Jason Zucker might be of interest to the Canucks. He was a potential forward target the club looked into at last season’s trade deadline. But his cap hit of $5 million is a little pricey, and as it is, the Canucks are fairly healthy along the wing.

We aren’t going out on a limp to say that this team’s glaring need is on the backend.

Obviously, Byram is high on the Canucks’ list, but we’ve spoken about him already and will likely cost a pretty penny. Byram would fit in well on this team, but what would his ceiling be? Friedman mentioned how Byram would want the opportunity to play as a team’s number one defenceman, and as long as Quinn Hughes is in town, that’s just not going to happen in Vancouver.

That leaves Mattias Samuelsson, Connor Clifton and Henri Jokiharju as NHL-calibre defencemen on the Sabres roster.

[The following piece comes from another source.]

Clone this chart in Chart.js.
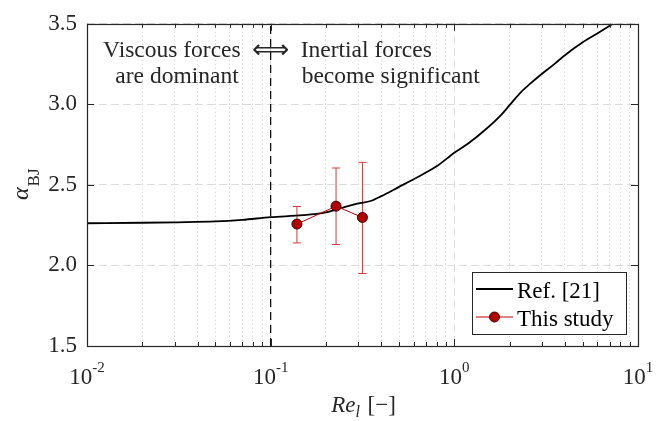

We can quickly nix the idea of Clifton and Jokiharju, as while they are on an NHL roster, the Canucks have enough depth defencemen who are struggling as is.

Samuelsson is a 24-year-old left-shot defenceman who has just one goal and one assist for two points with a minus-two rating in 16:41 minutes of average ice time per game. The 6’4″ 225-lbs defenceman half fits what the Canucks are looking for. He’s got the size and penalty-killing prowess – averaging 3:12 minutes of penalty-killing time this season and over two minutes in the past four seasons – the Canucks value on their back end, but he isn’t the greatest puck mover.

After being healthy scratched in early November, Samuelsson himself came out and said that he wants to improve his puck moving by being cleaner and smarter with the puck and by moving it up north. Acquiring him would not solve the Canucks’ inability to move the puck up the ice on the back end, but would help defensively.

Another gripe on Samuelsson is his contract. For his production and poor analytics this season, he’s not worth the contract he’s on. The Swedish defenceman signed a seven-year, $30 million contract that pays him $4.29 million per season for the next five seasons after this. That’s a high-cap hit with a lot of term for a player who has underperformed and got scratched by an already struggling Sabres club.

So, to answer the question, unless they can make a trade to acquire Byram that doesn’t cost them a player of Pettersson, the Sabres do not sound like great trade partners for the Canucks.

If Friedman can make up trade hypotheticals, why can’t we?

Suppose the Canucks moved their 2025 first-round pick with one of the three promising defensive prospects (Elias Pettersson, Sawyer Mynio or Kirill Kudryatsev) along with a roster forward like Nils Höglander. Would that be enough to acquire Byram from the Sabres?

I’m not sure that would be enough, with how Byram is playing this season and how he’s team-controlled for the next few seasons, given his RFA status.

The Canucks don’t have the prospect depth to entice a rebuilding team to take one of their lesser assets if they’re unwilling to move on from Jonathan Lekkerimäki or Tom Willander to help the current team. We aren’t saying they should move on from those two, either, but highlighting that prospects like Räty, Bains and Sasson aren’t enough to acquire a high-end player.